Automatic Investment Plan (“AIP”). Class R Shares Only. For your convenience, the Fund offers an AIP. Under the AIP, after your minimum initial investment, you authorize the Fund to withdraw the amount you wish to invest from your personal bank account on a monthly or quarterly basis. Each AIP investment must be $100 or greater. If you wish to participate in the AIP, please complete the “Automatic Investment Plan” section on the account application and mail it to the Fund at the address listed under “Purchase by Mail”, or call the Transfer Agent at 866.209.1962 for additional information.  In order to participate in the AIP, your bank or financial institution must be a member of the ACH network.  Any request to change or terminate your participation in the AIP should be submitted to the Fund at least five business days prior to the automatic investment date.  If your payment is rejected by your bank, the transfer agent will charge a $25 fee to your account. The Fund may terminate or modify this privilege at any time.
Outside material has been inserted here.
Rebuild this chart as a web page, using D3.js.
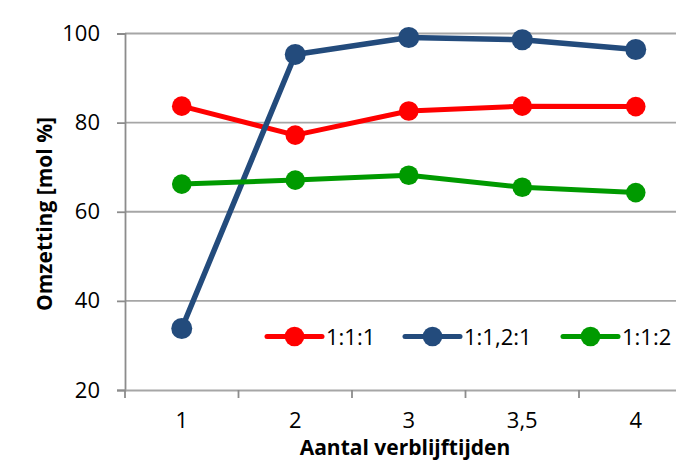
<!DOCTYPE html>
<html><head><meta charset="utf-8">
<script src="https://cdn.jsdelivr.net/npm/d3@7"></script>
<style>html,body{margin:0;padding:0;background:#fff;overflow:hidden}svg{display:block}</style>
</head><body>
<svg id="c" width="676" height="462"></svg>
<script>
const categories = ["1","2","3","3,5","4"];
const seriesNames = ["1:1:1","1:1,2:1","1:1:2"];
const s111 = [83.7, 77.2, 82.6, 83.7, 83.6];
const s1121 = [33.8, 95.3, 99.1, 98.6, 96.4];
const s112 = [66.2, 67.1, 68.2, 65.5, 64.3];
const yTicks = [20, 40, 60, 80, 100];
const colors = ["#ff0000", "#234b7c", "#009a00"];

const series = [s111, s1121, s112];
const svg = d3.select("#c");
const font = "'Open Sans', Lato, sans-serif";
const L = 125, R = 692.5, T = 33.5, B = 390;
const x = d3.scaleBand().domain(categories).range([L, R]);
const y = d3.scaleLinear().domain([20, 100]).range([B, T]);

// gridlines
svg.append("g").selectAll("line").data(yTicks.filter(t => t > 20)).join("line")
  .attr("x1", L).attr("x2", R).attr("y1", d => y(d)).attr("y2", d => y(d))
  .attr("stroke", "#a6a6a6").attr("stroke-width", 1.8);

// y axis
const ya = svg.append("g").attr("transform", `translate(${L},0)`)
  .call(d3.axisLeft(y).tickValues(yTicks).tickSize(8).tickPadding(17));
ya.select(".domain").attr("stroke", "#8c8c8c").attr("stroke-width", 1.8);
ya.selectAll(".tick line").attr("stroke", "#8c8c8c").attr("stroke-width", 1.8);
ya.selectAll("text").attr("font-family", font).attr("font-size", 22).attr("fill", "#000");

// x axis
const xa = svg.append("g").attr("transform", `translate(0,${B})`)
  .call(d3.axisBottom(x).tickSize(0).tickPadding(22));
xa.select(".domain").attr("stroke", "#a6a6a6").attr("stroke-width", 1.8);
xa.selectAll("text").attr("font-family", font).attr("font-size", 22).attr("fill", "#000");
// category separator ticks
svg.append("g").selectAll("line").data(d3.range(categories.length + 1)).join("line")
  .attr("x1", i => L + i * x.step()).attr("x2", i => L + i * x.step())
  .attr("y1", B).attr("y2", B + 8)
  .attr("stroke", "#8c8c8c").attr("stroke-width", 1.8);

// lines
const line = d3.line().x((d, i) => x(categories[i]) + x.bandwidth() / 2).y(d => y(d));
series.forEach((s, k) => {
  const g = svg.append("g");
  g.append("path").attr("d", line(s)).attr("fill", "none")
    .attr("stroke", colors[k]).attr("stroke-width", k === 1 ? 5.5 : 5).attr("stroke-linejoin", "round");
  g.selectAll("circle").data(s).join("circle")
    .attr("cx", (d, i) => x(categories[i]) + x.bandwidth() / 2).attr("cy", d => y(d))
    .attr("r", k === 1 ? 10.5 : 9.8).attr("fill", colors[k]);
});

// legend
const legX = [267, 405, 563];
const legY = 336.5;
seriesNames.forEach((n, k) => {
  const g = svg.append("g").attr("transform", `translate(${legX[k]},${legY})`);
  g.append("line").attr("x1", 0).attr("x2", 55).attr("stroke", colors[k]).attr("stroke-width", 5).attr("stroke-linecap", "round");
  g.append("circle").attr("cx", 27.5).attr("r", 9.8).attr("fill", colors[k]);
  g.append("text").attr("x", 59).attr("y", 8).attr("font-family", font).attr("font-size", 22).text(n);
});

// axis titles
svg.append("text").attr("x", 405).attr("y", 455).attr("text-anchor", "middle")
  .attr("font-family", font).attr("font-weight", "bold").attr("font-size", 21).text("Aantal verblijftijden");
svg.append("text").attr("transform", "translate(52,214) rotate(-90)").attr("text-anchor", "middle")
  .attr("font-family", font).attr("font-weight", "bold").attr("font-size", 21).text("Omzetting [mol %]");
</script>
</body></html>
The AIP is a method of using dollar cost averaging as an investment strategy that involves investing a fixed amount of money at regular time intervals. However, a program of regular investment cannot ensure a profit or protect against a loss as a result of declining markets.  By continually investing the same amount, you will be purchasing more shares when the price is low and fewer shares when the price is high. Please call 866.209.1962 for additional information regarding the Fund’s AIP.
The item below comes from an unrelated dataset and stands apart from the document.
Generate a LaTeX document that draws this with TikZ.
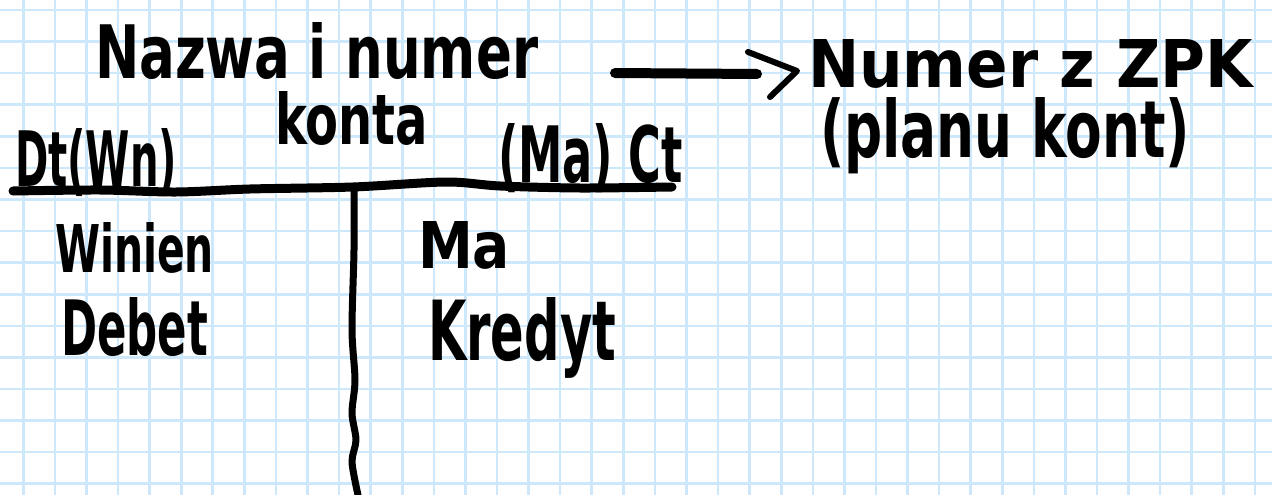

Retirement Plans.  The Funds offer an IRA plan.  You may obtain information about opening an IRA account by calling 866.209.1962.  If you wish to open a Keogh, Section 403(b) or other retirement plan, please contact your Financial Intermediary.

How to Sell Shares

In general, orders to sell or “redeem” shares may be placed directly with the Funds, the Transfer Agent or your Financial Intermediary.  You may redeem part or all of your shares at the next determined NAV after the Funds receive your order.  You should request your redemption prior to the close of the NYSE, generally 4:00 p.m., Eastern time, to obtain that day’s closing NAV.  Redemption requests received after the close of the NYSE are treated as though received on the next business day.
By Mail.  You may redeem your shares by simply sending a written request to the Transfer Agent.  Please provide the name of the Fund, your account number and state the number of shares or dollar amount you would like redeemed.  All of the shareholders whose names appear on the account registration should sign the letter.  Redemption requests will not become effective until the Transfer Agent receives all documents in proper form.  Additional documents are required for certain types of shareholders, such as corporations, partnerships, executors, trustees, administrators, or guardians (i.e., corporate resolutions, or trust documents indicating proper authorization).  Shareholders should contact the Transfer Agent for further information concerning documentation required for redemption of Fund shares.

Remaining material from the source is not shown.